- Born: July 8, 1878 Easton, Maryland, U.S.
- Died: July 19, 1950 (aged 72) Tucson, Arizona, U.S.
- Education: Johns Hopkins University
- Scientific career
- Workplaces: Goucher College Carnegie Institution for Science
- Author abbrev. (botany): F. Shreve

= Forrest Shreve =

American botanist (1878–1950)

Forrest Shreve (July 8, 1878 – July 19, 1950) was an internationally known American botanist. His professional career was devoted to the study of the distribution of vegetation as determined by soil and climate conditions. His contributions to the plant biology world set the groundwork for modern studies and his books are regarded as classics by botanists worldwide.

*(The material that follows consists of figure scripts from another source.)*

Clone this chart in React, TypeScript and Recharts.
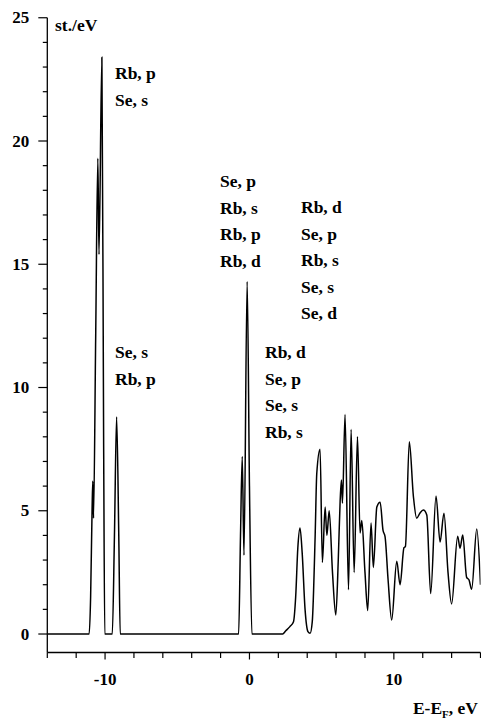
import React from "react";
import { LineChart, Line, XAxis, YAxis } from "recharts";

const energies: number[] = [
  -14, -11.1, -11.0, -10.9, -10.85, -10.8, -10.65, -10.5, -10.42, -10.22, -10.1, -10.02,
  -9.5, -9.35, -9.2, -9.05, -8.95,
  -0.75, -0.62, -0.5, -0.38, -0.16, 0.0, 0.17,
  2.3, 2.5, 2.8, 3.05, 3.2, 3.35, 3.5, 3.65, 3.85, 4.05, 4.2,
  4.35, 4.55, 4.66, 4.89, 5.05, 5.24, 5.36, 5.52, 5.75, 5.98,
  6.15, 6.28, 6.37, 6.44, 6.62, 6.86, 7.04, 7.25, 7.48, 7.66, 7.78,
  8.0, 8.19, 8.42, 8.58, 8.82, 9.05, 9.25, 9.39, 9.6, 9.85,
  10.2, 10.43, 10.7, 10.8, 11.07, 11.35, 11.58, 11.8, 12.04, 12.28,
  12.55, 12.92, 13.2, 13.47, 13.75, 14.0, 14.42, 14.58, 14.77,
  15.04, 15.2, 15.39, 15.74, 16.0,
];

const dos: number[] = [
  0, 0, 1.5, 5.0, 6.2, 4.7, 12, 19.3, 15.4, 23.4, 8, 0,
  0, 4, 8.8, 4, 0,
  0, 4, 7.2, 3.2, 14.3, 6, 0,
  0, 0.12, 0.3, 0.5, 1.5, 3.5, 4.3, 3.3, 1.0, 0.1, 0.03,
  0.5, 4.0, 6.5, 7.5, 2.9, 5.15, 4.0, 5.0, 2.5, 0.77,
  3.0, 5.4, 6.25, 5.3, 8.9, 1.8, 8.3, 2.5, 8.0, 4.1, 4.6,
  2.5, 0.95, 4.5, 2.7, 5.15, 5.35, 4.2, 3.95, 2.2, 0.57,
  2.95, 2.0, 3.5, 3.55, 7.8, 5.6, 4.7, 4.9, 5.03, 4.83,
  1.64, 5.6, 3.73, 4.9, 2.5, 1.22, 3.97, 3.48, 4.02,
  2.3, 2.2, 1.82, 4.26, 2.0,
];

const xTicks: number[] = [-14, -12, -10, -8, -6, -4, -2, 0, 2, 4, 6, 8, 10, 12, 14, 16];
const yTicks: number[] = Array.from({ length: 26 }, (_, i) => i);

const annotations: { x: number; y: number; lines: string[] }[] = [
  { x: 115, y: 79, lines: ["Rb, p", "Se, s"] },
  { x: 115, y: 358, lines: ["Se, s", "Rb, p"] },
  { x: 220, y: 187, lines: ["Se, p", "Rb, s", "Rb, p", "Rb, d"] },
  { x: 301, y: 213, lines: ["Rb, d", "Se, p", "Rb, s", "Se, s", "Se, d"] },
  { x: 265, y: 358, lines: ["Rb, d", "Se, p", "Se, s", "Rb, s"] },
];

const data = energies.map((e, i) => ({ e, v: dos[i] }));

const FONT = "'Liberation Serif', 'Times New Roman', serif";

const YTick = (props: any) => {
  const { x, y, payload } = props;
  const v = payload.value as number;
  const major = v % 5 === 0;
  return (
    <g>
      <line x1={x} x2={x - (major ? 9 : 4.5)} y1={y} y2={y} stroke="#000" strokeWidth={1.2} />
      {major && (
        <text x={x - 18} y={y} textAnchor="end" dominantBaseline="central" style={{ fontFamily: FONT, fontWeight: 700, fontSize: 17 }} fill="#000">
          {v}
        </text>
      )}
    </g>
  );
};

const XTick = (props: any) => {
  const { x, y, payload } = props;
  const v = payload.value as number;
  const major = v % 10 === 0;
  return (
    <g>
      <line x1={x} x2={x} y1={y} y2={y + (major ? 7 : 5.5)} stroke="#000" strokeWidth={1.2} />
      {major && (
        <text x={x} y={y + 27} textAnchor="middle" dominantBaseline="central" style={{ fontFamily: FONT, fontWeight: 700, fontSize: 17 }} fill="#000">
          {v}
        </text>
      )}
    </g>
  );
};

export default function App() {
  return (
    <div style={{ position: "absolute", left: 0, top: 0, width: 481, height: 722, background: "#fff" }}>
      <LineChart
        width={481}
        height={722}
        data={data}
        margin={{ top: 17.75, right: 0.5, left: 0, bottom: 0 }}
      >
        <XAxis
          dataKey="e"
          type="number"
          domain={[-14, 16]}
          ticks={xTicks}
          allowDataOverflow
          height={69.5}
          tickSize={0}
          tickMargin={0}
          tickLine={false}
          axisLine={{ stroke: "#000", strokeWidth: 1.3 }}
          tick={(p: any) => <XTick {...p} />}
          interval={0}
        />
        <YAxis
          type="number"
          domain={[-0.75, 25]}
          ticks={yTicks}
          allowDataOverflow
          width={47.3}
          tickSize={0}
          tickMargin={0}
          tickLine={false}
          axisLine={{ stroke: "#000", strokeWidth: 1.3 }}
          tick={(p: any) => <YTick {...p} />}
          interval={0}
        />
        <Line
          type="monotone"
          dataKey="v"
          stroke="#000"
          strokeWidth={1.5}
          dot={false}
          isAnimationActive={false}
        />
      </LineChart>
      <svg width={481} height={722} style={{ position: "absolute", left: 0, top: 0, pointerEvents: "none" }}>
        <g fontFamily={FONT} fontWeight="bold" fontSize={17.5} fill="#000">
          <text x={55} y={31}>st./eV</text>
          {annotations.map((a, i) =>
            a.lines.map((t, j) => (
              <text key={`${i}-${j}`} x={a.x} y={a.y + j * 26.5}>
                {t}
              </text>
            ))
          )}
          <text x={478} y={714} textAnchor="end">
            E-E<tspan fontSize={11} dy={4}>F</tspan>
            <tspan dy={-4}>, eV</tspan>
          </text>
        </g>
      </svg>
    </div>
  );
}
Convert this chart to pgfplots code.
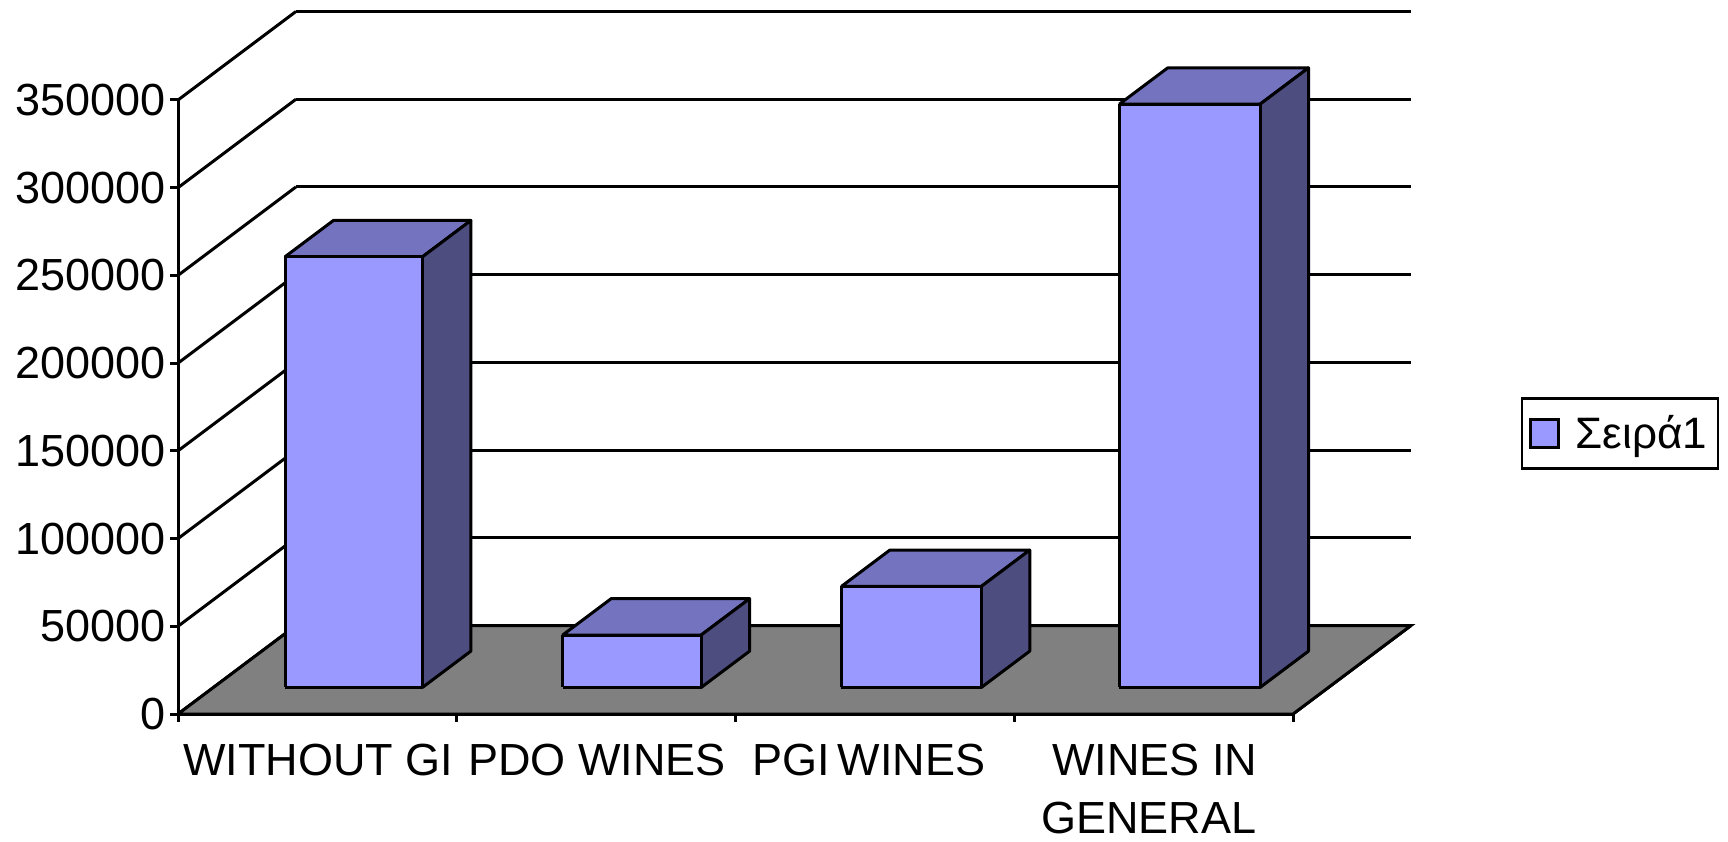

==Early life and education==
Shreve, the son of Henry and Helen Garrison Shreve, was born in Easton, Maryland. After receiving his preparatory education at George School, in Newtown, Pennsylvania, Shreve earned his BA at Johns Hopkins University in 1901. He earned his Ph.D. from the same university in 1905. From 1904 to 1908, Shreve conducted a botanical survey of the state of Maryland.

== Career ==
From 1905 to 1906, and again in 1909, Shreve studied the mountain vegetation of Jamaica. In 1906, he became an associate professor of botany at Goucher College, and remained there until 1908, when he moved to Tucson, Arizona, to work at the Carnegie Institution of Washington's Desert Library. From 1911 to 1919, Shreve worked as an editor of the botanical scientific journal Plant World. In 1914, Shreve published his book A Montane Rain-forest. In 1915, he helped found the Ecological Society of America, where he served as a secretary-treasurer until 1919, and as president, in 1921. In 1926, Shreve worked as an editor of the book Naturalist's Guide to the Americas. In 1928, Shreve was placed in charge of Desert Investigations of the Carnegie Institution, and in 1932 he began floristics studies on the Sonoran Desert region. He served as vice president of the Association of American Geographers in 1940, and published "The Desert Vegetation of North America" in Botanical Review. He retired in 1946.

== Personal life ==
His religious affiliation was with the Society of Friends. Politically, he was a Republican. His hobby was collecting and studying stamps. He married Edith Coffin on June 17, 1909 in Florence, AL (aged 30), and had a daughter, Margaret. He died in Tucson, Arizona in 1950.

==Publications==

- The Plant Life of Maryland. The Johns Hopkins Press. 1910.
- A Montane Rain-forest: A Contribution to the Physiological Plant Geography in Jamaica. Carnegie Institute of Washington. Washington D.C: 1914.
- The Vegetation of a Desert Mountain Range as Conditioned by Climatic Factors. Carnegie Institute of Washington. Washington D.C.: 1915.
- Naturalist's Guide to the Americas (editor). 1926.
- The Cactus and its Home. The Williams & Wilkins company. 1931.
- "The Desert Vegetation of North America". The Botanical Review. Vol. 8, No. 4 (Apr., 1942), pp. 195–246.
- Vegetation and Flora of the Sonoran Desert (posthumously). Stanford University Press. 1964.